Soy de los que defiende que la ficción va por delante de la realidad. Ahí está el viaje de Julio Verne a la Luna y el Gran Hermano de Orwell; y más pegadas al siglo XXI esas películas en las que la humanidad vuelve a las catacumbas para sobrevivir, o pelea por la posesión del agua, o está amenazada por los efectos de una nueva glaciación. Todo eso que parece hoy fantasía va a suceder, aunque más tarde que temprano. En realidad, cada día escribimos una página de ese guión cuyo final viene ya inducido desde el prólogo. Las alertas lanzadas por los científicos, los reiterados avisos de los expertos y las acciones de los militantes tienen más repercusión en los medios que en la toma de decisiones de los gobernantes. El ejemplo más sintomático es el de las emisiones de CO2 que provocan el efecto invernadero y para cuyo control y progresiva disminución no alcanzan un acuerdo las grandes potencias industriales pese a las periódicas reuniones.

La contaminación mata. El aire está envenenado y, según un reciente informe de el European Heart Journal que recogía el diario El País, el número de víctimas en todo el planeta se aproxima a los nueve millones de personas, más de las que se atribuyen al consumo del tabaco. Pasear por la calle con mascarilla en la boca, algo que asociamos a países asiáticos, puede acabar generalizándose y ahí están si no esas boinas con partículas en suspensión que de tiempo en tiempo cubren grandes urbes como Madrid o Barcelona. Desde la verde Navarra puede parecer un asunto ajeno, pero ocurre en el planeta que compartimos.
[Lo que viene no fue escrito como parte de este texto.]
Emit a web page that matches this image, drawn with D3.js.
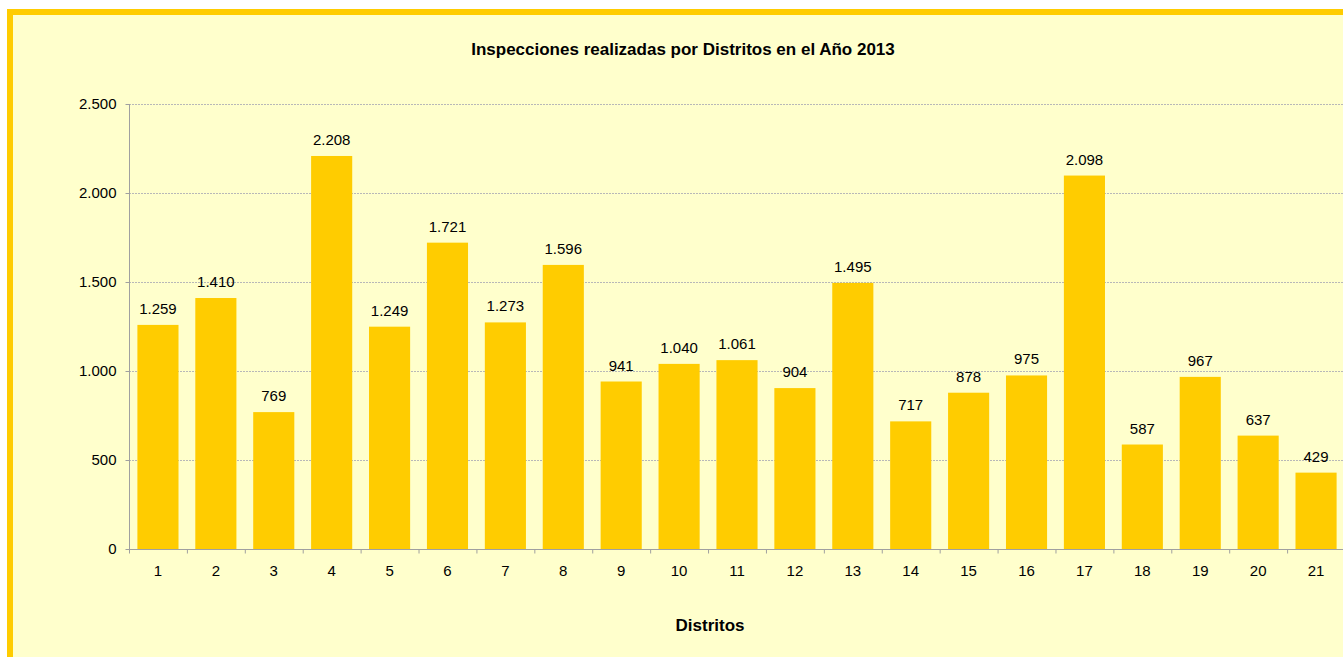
<!DOCTYPE html>
<html><head><meta charset="utf-8">
<script src="https://cdn.jsdelivr.net/npm/d3@7/dist/d3.min.js"></script>
<style>html,body{margin:0;padding:0;background:#fff;overflow:hidden}</style>
</head><body>
<svg id="c" width="1343" height="657"></svg>
<script>
const categories = ["1","2","3","4","5","6","7","8","9","10","11","12","13","14","15","16","17","18","19","20","21"];
const values = [1259,1410,769,2208,1249,1721,1273,1596,941,1040,1061,904,1495,717,878,975,2098,587,967,637,429];
const yTicks = [0,500,1000,1500,2000,2500];
const title = "Inspecciones realizadas por Distritos en el Año 2013";
const xTitle = "Distritos";

(function(){
const svg = d3.select("#c");
const font = "Liberation Sans, Arial, sans-serif";
// frame
svg.append("rect").attr("x",10).attr("y",12).attr("width",1343).attr("height",700)
  .attr("fill","#FFFFCC").attr("stroke","#FFCC00").attr("stroke-width",6);

const pLeft = 129, pRight = 1345, pTop = 104, pBottom = 549;
const x = d3.scaleBand().domain(categories).range([pLeft,pRight]).paddingInner(0.29).paddingOuter(0.145);
const y = d3.scaleLinear().domain([0,2500]).range([pBottom,pTop]);

// gridlines
svg.append("g").selectAll("line").data(yTicks.filter(d=>d>0)).join("line")
  .attr("x1",pLeft).attr("x2",1343).attr("y1",d=>y(d)+0.5).attr("y2",d=>y(d)+0.5)
  .attr("stroke","#b8b8b8").attr("stroke-width",1).attr("stroke-dasharray","2,1");

// bars
svg.append("g").selectAll("rect").data(values).join("rect")
  .attr("x",(d,i)=>x(categories[i])).attr("width",x.bandwidth())
  .attr("y",d=>y(d)).attr("height",d=>pBottom-y(d)).attr("fill","#FFCC00");

// value labels
const fmt = d3.formatLocale({decimal:",",thousands:".",grouping:[3],currency:["",""]}).format(",d");
svg.append("g").selectAll("text").data(values).join("text")
  .attr("x",(d,i)=>x(categories[i])+x.bandwidth()/2).attr("y",d=>y(d)-11)
  .attr("text-anchor","middle").attr("font-family",font).attr("font-size",15).attr("fill","#000")
  .text(d=>fmt(d));

// y axis
const yAxis = d3.axisLeft(y).tickValues(yTicks).tickSize(4).tickPadding(9).tickFormat(d=>fmt(d));
const gy = svg.append("g").attr("transform",`translate(${pLeft+0.5},0)`).call(yAxis);
gy.select(".domain").attr("stroke","#a0a0a0").attr("d",`M0,${pTop}V${pBottom}`);
gy.selectAll(".tick line").attr("stroke","#a0a0a0").attr("x2",-4);
gy.selectAll(".tick text").attr("font-family",font).attr("font-size",15).attr("fill","#000");

// x axis
const bw = x.step();
const gx = svg.append("g").attr("transform",`translate(0,${pBottom+0.5})`);
gx.append("line").attr("x1",pLeft).attr("x2",1343).attr("stroke","#a0a0a0");
const tickPos = d3.range(categories.length+1).map(i=>x(categories[0]) - x.paddingOuter()*bw + i*bw);
gx.selectAll("line.t").data(tickPos).join("line").attr("class","t")
  .attr("x1",d=>d+0.5).attr("x2",d=>d+0.5).attr("y1",0).attr("y2",4).attr("stroke","#a0a0a0");
gx.selectAll("text").data(categories).join("text")
  .attr("x",d=>x(d)+x.bandwidth()/2).attr("y",26).attr("text-anchor","middle")
  .attr("font-family",font).attr("font-size",15).attr("fill","#000").text(d=>d);

// titles
svg.append("text").attr("x",683).attr("y",55).attr("text-anchor","middle")
  .attr("font-family",font).attr("font-size",17).attr("font-weight","bold").text(title);
svg.append("text").attr("x",710).attr("y",631).attr("text-anchor","middle")
  .attr("font-family",font).attr("font-size",17).attr("font-weight","bold").text(xTitle);
})();
</script>
</body></html>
Somos como una plaga de langostas. La Tierra acoge ya a unos 7.500 millones de habitantes y el cálculo se dispara hasta los 10.000 millones en el año 2050. Tenemos, por un lado, los recursos que consumimos para nuestro mantenimiento; y, por el otro, los desperdicios que generamos. Procurar alimento ha puesto en vías de extinción a más de una especie marina. Los desechos también atacan al medio ambiente. Y en particular, todos los productos contenidos en plástico, un enemigo silencioso y de difícil destrucción. No hace falta ser un visionario para saber a dónde nos conduce todo esto.